Subversion isn’t an easy thing these days. In the Abbie Hoffman heyday of late-1960s protest, the Man and his minions didn’t have the instant communication infrastructure that emerged with the Internet. The counterculture was able to move with a degree of freedom unthinkable in today’s wired world. Now, when protest organizations list information on their Web sites and law enforcement officers can easily contain the voices of opposition, new tactics have become necessary.
Enter Mike Bonnano and Andy Bichlbaum, collectively known as the Yes Men. The pair is the subject of a hilarious new documentary from the creators of “American Movie” (distributed by MGM).
The film begins in 1999 as George W. Bush’s presidential campaign was gearing up. The Yes Men set up a Web site that mimicked the candidate’s actual site, stirring then-Governor Bush to say, “There ought to be limits to freedom.” Then, they moved on to satirize the Web site of the World Trade Organization, inadvertently setting a course toward a new form of protest: “identity correction” (as opposed to “identity theft”).
“I’d like to think of it as part of a master plan we’ve had since birth,” Bichlbaum told The Hatchet. “It wasn’t an accident that we put up the GATT.org (Global Agreement on Tariffs and Trade, the W.T.O.’s predecessor) Web site. We put it up because we wanted to make fun of the W.T.O. for these hideous policies they have that hurt the poor and helped the rich. And so we put up the fake Web site that looked like the real W.T.O. Web site but with a more extreme vision of W.T.O. policies. And people didn’t notice that it was fake. A lot of people would write to us asking obscure trade questions that we tried to answer as best we could. Eventually people started inviting us to conferences, thinking we were the real W.T.O. So it was kind of an accidental process.”

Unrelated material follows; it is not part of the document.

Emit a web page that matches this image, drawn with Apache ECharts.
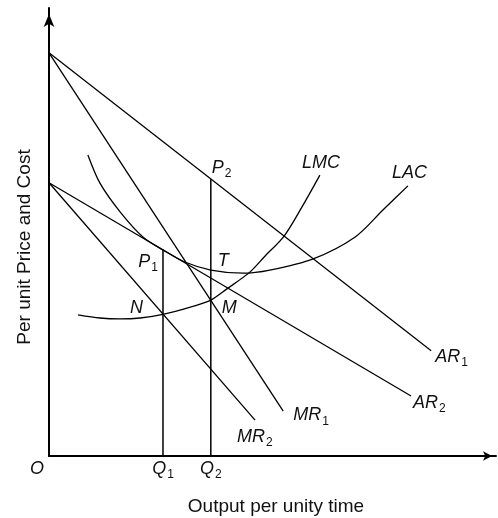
<!DOCTYPE html>
<html><head><meta charset="utf-8">
<script src="https://cdn.jsdelivr.net/npm/echarts@6/dist/echarts.min.js"></script>
<style>html,body{margin:0;padding:0;background:#fff}#c{width:498px;height:518px}</style>
</head><body><div id="c"></div>
<script>
// ---- data (output on x, per-unit price/cost on y) ----
const AR1 = [[0, 90], [85.5, 23.5]];
const MR1 = [[0, 90], [52.4, 10]];
const AR2 = [[0, 61], [81, 13.4]];
const MR2 = [[0, 61], [46.1, 8]];
const LMC = [[6.5, 31.5], [11.4, 30.8], [15.9, 30.6], [20.4, 30.8], [25.5, 31.6], [32.2, 33.4], [36.2, 34.8], [39.8, 37.3], [45, 41.1], [48.3, 44.6], [52.6, 49.1], [56.6, 55.6], [60.6, 62.7]];
const LAC = [[8.7, 67.2], [11.4, 60.9], [15.9, 54.5], [21, 48.9], [25.5, 46], [30.4, 43.3], [36.2, 41.5], [43.4, 40.8], [49.4, 41.5], [59.1, 44], [68.5, 48.9], [74.7, 54.9], [80.3, 60.3]];
const Q1 = 25.5, Q2 = 36.2;
const Q1Line = [[Q1, 0], [Q1, 46]];
const Q2Line = [[Q2, 0], [Q2, 61.8]];
const pointNames = ['P1', 'P2', 'T', 'N', 'M'];
const pointValues = [[Q1, 46], [Q2, 61.8], [Q2, 41.5], [Q1, 31.6], [Q2, 34.8]];
const axisNames = ['O', 'Q1', 'Q2'];
const axisValues = [0, Q1, Q2];

const FONT = 'Liberation Sans, Arial, sans-serif';
const INK = '#111';
const rich = {
  i: { fontFamily: FONT, fontStyle: 'italic', fontSize: 18, color: INK, textBorderWidth: 0 },
  n: { fontFamily: FONT, fontSize: 18, color: INK, textBorderWidth: 0 },
  s: { fontFamily: FONT, fontSize: 12, color: INK, textBorderWidth: 0, padding: [12, 0, 0, 1] }
};
function fmt(name, italic) {
  const m = name.match(/^([A-Za-z]+?)(\d*)$/);
  const base = m[1], sub = m[2];
  const k = italic ? 'i' : 'n';
  return '{' + k + '|' + base + '}' + (sub ? '{s|' + sub + '}' : '');
}
const lineStyle = { color: '#000', width: 1.3 };
function lineSeries(name, data, smooth, labelOffset, align, noLine) {
  return {
    type: 'line', name: name, data: data, smooth: smooth, symbol: 'none',
    lineStyle: noLine ? { width: 0, opacity: 0 } : lineStyle, silent: true, animation: false,
    endLabel: { show: true, formatter: () => fmt(name, true), rich: rich, color: INK, textBorderWidth: 0, offset: labelOffset, align: align || 'left', verticalAlign: 'middle', distance: 0 }
  };
}

const pointOffsets = { P1: [-5, 12], P2: [1, -11], T: [7, -9], N: [-20, -6], M: [11, 8] };
const pointAlign = { P1: 'right', P2: 'left', T: 'left', N: 'right', M: 'left' };
const axisOffsets = { O: [-12, 13], Q1: [0, 13], Q2: [0, 13] };

const labelSeries = [];
pointNames.forEach((n, i) => {
  labelSeries.push(lineSeries(n, [pointValues[i], pointValues[i]], false, pointOffsets[n], pointAlign[n], true));
});
axisNames.forEach((n, i) => {
  const p = [axisValues[i], 0];
  labelSeries.push(lineSeries(n, [p, p], false, axisOffsets[n], 'center', true));
});

const chart = echarts.init(document.getElementById('c'), null, { renderer: 'canvas' });
chart.setOption({
  animation: false,
  backgroundColor: '#fff',
  grid: { left: 49, top: 8, width: 447, height: 448 },
  xAxis: {
    type: 'value', min: 0, max: 100,
    axisLine: { show: true, symbol: ['none', 'arrow'], symbolSize: [7, 9], symbolOffset: [0, -4], lineStyle: { color: '#000', width: 2 } },
    axisTick: { show: false }, axisLabel: { show: false }, splitLine: { show: false }
  },
  yAxis: {
    type: 'value', min: 0, max: 100,
    axisLine: { show: true, symbol: ['none', 'arrow'], symbolSize: [8, 13], symbolOffset: [0, -6], lineStyle: { color: '#000', width: 2 } },
    axisTick: { show: false }, axisLabel: { show: false }, splitLine: { show: false }
  },
  graphic: [
    { type: 'text', x: 25, y: 247, rotation: Math.PI / 2, style: { text: 'Per unit Price and Cost', font: '19px ' + FONT, fill: INK, align: 'center', verticalAlign: 'middle' } },
    { type: 'text', x: 276, y: 507, style: { text: 'Output per unity time', font: '19px ' + FONT, fill: INK, align: 'center', verticalAlign: 'middle' } }
  ],
  series: [
    lineSeries('AR1', AR1, false, [4, 6]),
    lineSeries('MR1', MR1, false, [10, 4]),
    lineSeries('AR2', AR2, false, [2, 7]),
    lineSeries('MR2', MR2, false, [-18, 17]),
    lineSeries('LMC', LMC, 0.3, [-18, -12]),
    lineSeries('LAC', LAC, 0.3, [-16, -13]),
    { type: 'line', data: Q1Line, symbol: 'none', lineStyle: { color: '#000', width: 1.5 }, silent: true },
    { type: 'line', data: Q2Line, symbol: 'none', lineStyle: { color: '#000', width: 1.5 }, silent: true }
  ].concat(labelSeries)
});
</script></body></html>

Bichlbaum chimed in, “Think of a schoolyard. It’s as if on a schoolyard there’s the bullies and the weak kids. The W.T.O. acts as if it’s the principal making sure the weak kids can’t defend themselves against the bullies.”
When asked if they’re the guys who hide dead raccoons in the bullies’ lockers, Bichlbaum exclaimed, “Yes!”

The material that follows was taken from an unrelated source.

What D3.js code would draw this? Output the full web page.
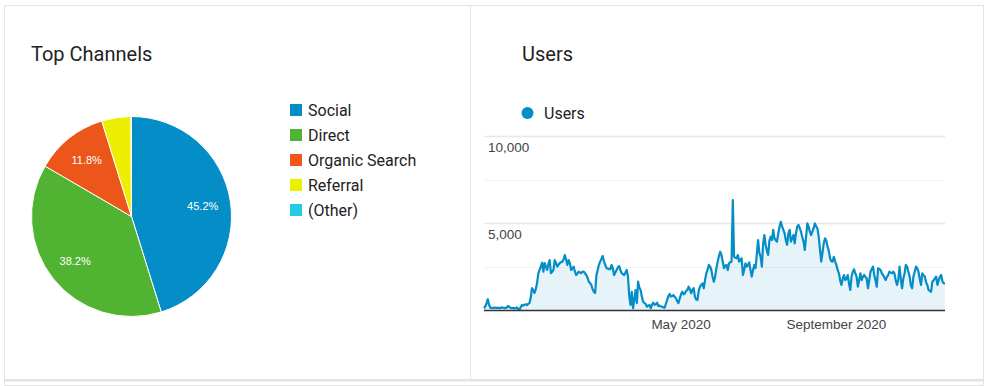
<!DOCTYPE html>
<html>
<head>
  <meta charset="utf-8">
  <title>Top Channels / Users</title>
  <script src="https://cdn.jsdelivr.net/npm/d3@7"></script>
  <style>
    body { margin: 0; background: #fff; }
  </style>
</head>
<body>
<svg id="board"></svg>
<script>
// channel shares, percent
var channels = ["Social", "Direct", "Organic Search", "Referral", "(Other)"];
var shares = [45.2, 38.2, 11.8, 4.7, 0.1];
var channelColors = ["#058DC7", "#50B432", "#ED561B", "#EDEF00", "#24CBE5"];

// daily users, first day below
var startDay = "2019-11-27";
var users = [
  100, 200, 400, 620, 300, 130, 120, 130, 110, 140, 120, 130, 110, 120, 150, 130, 120, 110, 140, 230,
  180, 120, 100, 130, 90, 110, 150, 60, 20, 150, 290, 250, 300, 330, 280, 350, 400, 700, 1260, 1150,
  980, 1200, 1550, 2100, 2300, 2500, 2720, 2200, 2700, 2500, 2300, 2650, 2870, 2120, 2200, 2300, 2870, 2700, 2490, 2600,
  2700, 2750, 2780, 2900, 3160, 2900, 2590, 2870, 2700, 2300, 2400, 2490, 2200, 2010, 2100, 2200, 2150, 2120, 2200, 2200,
  2100, 2010, 1850, 1630, 1550, 1440, 1200, 1050, 980, 2000, 2300, 2600, 2780, 2950, 3100, 2780, 2600, 2400, 2380, 2350,
  2350, 2590, 2400, 2010, 2150, 2300, 2450, 2530, 2300, 2120, 2050, 2010, 2150, 2300, 1920, 800, 290, 1050, 100, 600,
  1150, 400, 1630, 1300, 1150, 770, 480, 400, 350, 190, 250, 290, 100, 300, 420, 300, 320, 420, 230, 250,
  200, 190, 150, 130, 350, 575, 800, 920, 770, 800, 860, 750, 670, 500, 400, 670, 900, 1050, 900, 950,
  1100, 1150, 1340, 1200, 960, 1150, 1250, 770, 600, 575, 1100, 1340, 1450, 1530, 1250, 1720, 2100, 2300, 2590, 2500,
  2300, 1900, 1630, 1920, 2400, 2780, 3100, 3350, 3160, 2800, 2400, 2550, 2590, 2300, 2680, 2750, 2780, 6320, 3060, 3000,
  2970, 3160, 2780, 2900, 2970, 2010, 2300, 2680, 2490, 2600, 2730, 2300, 1920, 2300, 2590, 2400, 3200, 4020, 3300, 3060,
  2490, 3800, 4310, 3740, 3400, 3160, 4000, 4210, 4020, 4600, 4120, 4000, 3930, 4410, 4800, 5070, 4800, 4600, 4410, 4000,
  3740, 4400, 4600, 3930, 4100, 4310, 3830, 4400, 4790, 4890, 4700, 4500, 4200, 3930, 3450, 4200, 4980, 4790, 4500, 4310,
  4500, 4700, 4980, 4800, 4690, 4210, 3500, 2780, 3300, 3830, 4120, 4000, 3640, 3400, 2970, 2800, 2780, 3060, 2800, 2590,
  2300, 2110, 1700, 1440, 1800, 2010, 1720, 1800, 2010, 1500, 1150, 1920, 2200, 2340, 2100, 1920, 1340, 1700, 2110, 1720,
  1900, 2010, 1900, 1820, 1250, 1700, 2200, 2350, 2490, 2010, 1700, 1340, 2400, 2350, 2300, 2100, 2010, 1850, 1720, 1900,
  2010, 2200, 2150, 2110, 2200, 2100, 1700, 1440, 1720, 2490, 1800, 1250, 1820, 2100, 2590, 2490, 2200, 1920, 1400, 1250,
  1920, 2200, 2490, 2400, 2200, 1800, 1440, 2110, 2000, 1920, 1600, 1440, 1150, 1100, 1050, 1630, 1700, 1820, 1920, 1440,
  1700, 1920, 2010, 1630, 1530, 1530
];
var yTicks = [0, 2500, 5000, 7500, 10000];
var yLabelTicks = [5000, 10000];
var monthTicks = ["2020-05-01", "2020-09-01"];

var W = 988, H = 386;
var svg = d3.select("#board").attr("width", W).attr("height", H);
var uiFont = "Roboto, 'Noto Sans', sans-serif";
var axisFont = "Arial, 'Liberation Sans', sans-serif";

// card borders
var borderCol = "#e5e5e5";
svg.append("rect").attr("x", 4.5).attr("y", 5.5).attr("width", 979).attr("height", 380)
   .attr("fill", "none").attr("stroke", borderCol);
svg.append("line").attr("x1", 470.5).attr("x2", 470.5).attr("y1", 5).attr("y2", 379)
   .attr("stroke", borderCol);
svg.append("rect").attr("x", 4).attr("y", 379).attr("width", 980).attr("height", 2.5)
   .attr("fill", "#e3e3e3");

// titles
svg.append("text").attr("x", 31).attr("y", 61).text("Top Channels")
   .attr("font-family", uiFont).attr("font-size", 20).attr("fill", "#222");
svg.append("text").attr("x", 522).attr("y", 61).text("Users")
   .attr("font-family", uiFont).attr("font-size", 20).attr("fill", "#222");

// ---- pie ----
var R = 100;
var pieG = svg.append("g").attr("transform", "translate(131.5,216.5)");
var pie = d3.pie().sort(null).value(function(d) { return d; });
var arcs = pie(shares);
var arc = d3.arc().innerRadius(0).outerRadius(R);
var labelArc = d3.arc().innerRadius(R * 0.72).outerRadius(R * 0.72);

pieG.selectAll("path.slice").data(arcs).enter().append("path")
    .attr("class", "slice")
    .attr("d", arc)
    .attr("fill", function(d, i) { return channelColors[i]; })
    .attr("stroke", "#fff").attr("stroke-width", 1);

pieG.selectAll("text.pct").data(arcs.filter(function(d) { return d.data >= 8; }))
    .enter().append("text")
    .attr("class", "pct")
    .attr("transform", function(d) { return "translate(" + labelArc.centroid(d) + ")"; })
    .attr("text-anchor", "middle").attr("dy", "0.35em")
    .attr("font-family", axisFont).attr("font-size", 11).attr("fill", "#fff")
    .text(function(d) { return d.data.toFixed(1) + "%"; });

// legend
var leg = svg.append("g").attr("transform", "translate(290,104)");
var rows = leg.selectAll("g").data(channels).enter().append("g")
    .attr("transform", function(d, i) { return "translate(0," + (i * 25) + ")"; });
rows.append("rect").attr("width", 12).attr("height", 12)
    .attr("fill", function(d, i) { return channelColors[i]; });
rows.append("text").attr("x", 18).attr("y", 6).attr("dy", "0.35em")
    .attr("font-family", uiFont).attr("font-size", 16).attr("fill", "#222")
    .text(function(d) { return d; });

// ---- users line ----
var parseDay = d3.timeParse("%Y-%m-%d");
var day0 = parseDay(startDay);
var series = users.map(function(v, i) { return { date: d3.timeDay.offset(day0, i), value: v }; });

var x = d3.scaleTime()
    .domain([series[0].date, series[series.length - 1].date])
    .range([484, 945]);
var y = d3.scaleLinear().domain([0, 10000]).range([310, 136]);

var chart = svg.append("g");
chart.selectAll("line.grid").data(yTicks.slice(1)).enter().append("line")
    .attr("class", "grid")
    .attr("x1", 484).attr("x2", 945)
    .attr("y1", function(d) { return Math.round(y(d)) + 0.5; })
    .attr("y2", function(d) { return Math.round(y(d)) + 0.5; })
    .attr("stroke", function(d) { return yLabelTicks.indexOf(d) >= 0 ? "#e8e8e8" : "#f3f3f3"; })
    .attr("stroke-width", function(d) { return yLabelTicks.indexOf(d) >= 0 ? 1.5 : 1; });

chart.append("path").datum(series)
    .attr("d", d3.area().x(function(d) { return x(d.date); })
        .y0(y(0)).y1(function(d) { return y(d.value); }))
    .attr("fill", "#058DC7").attr("fill-opacity", 0.1);

chart.append("path").datum(series)
    .attr("d", d3.line().x(function(d) { return x(d.date); })
        .y(function(d) { return y(d.value); }))
    .attr("fill", "none").attr("stroke", "#058DC7")
    .attr("stroke-width", 2.2).attr("stroke-linejoin", "round");

chart.append("line").attr("x1", 484).attr("x2", 945)
    .attr("y1", y(0) + 0.5).attr("y2", y(0) + 0.5)
    .attr("stroke", "#333").attr("stroke-width", 1.5);

chart.selectAll("text.ylab").data(yLabelTicks).enter().append("text")
    .attr("class", "ylab")
    .attr("x", 488).attr("y", function(d) { return y(d) + 16; })
    .attr("font-family", axisFont).attr("font-size", 13.5).attr("fill", "#444")
    .text(function(d) { return d3.format(",")(d); });

var fmtMonth = d3.timeFormat("%B %Y");
chart.selectAll("text.xlab").data(monthTicks.map(parseDay)).enter().append("text")
    .attr("class", "xlab")
    .attr("x", function(d) { return x(d); }).attr("y", 329)
    .attr("text-anchor", "middle")
    .attr("font-family", axisFont).attr("font-size", 13.5).attr("fill", "#444")
    .text(function(d) { return fmtMonth(d); });

// series legend
svg.append("circle").attr("cx", 527.5).attr("cy", 113).attr("r", 6).attr("fill", "#058DC7");
svg.append("text").attr("x", 544).attr("y", 113).attr("dy", "0.35em")
   .attr("font-family", uiFont).attr("font-size", 16).attr("fill", "#222")
   .text("Users");
</script>
</body>
</html>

After the fake Web site is mistaken for the real thing, the documentary follows Bonanno and Bichlbaum as they impersonate W.T.O. representatives at trade conferences, lectures and on CNBC. With straight faces, the pair offers ideas and does things so absurd that any casual observer (or, in this case, the documentary’s audience) laughs out loud or allows their jaw to drop in disbelief. However, the financial elites present never realized they were the brunt of a joke.
“It took us a long time to understand why that was happening, but it seems to be that we weren’t actually saying anything that weird,” Bichlbaum said. “These people (at the W.T.O. were so tuned into these ideas that they were just listening for the basic outline. As long as we were saying ‘might makes right’ and ‘let greed run rampant,’ all the rest was details. And normal people would listen to any of the details and say, ‘What the hell are you talking about?'”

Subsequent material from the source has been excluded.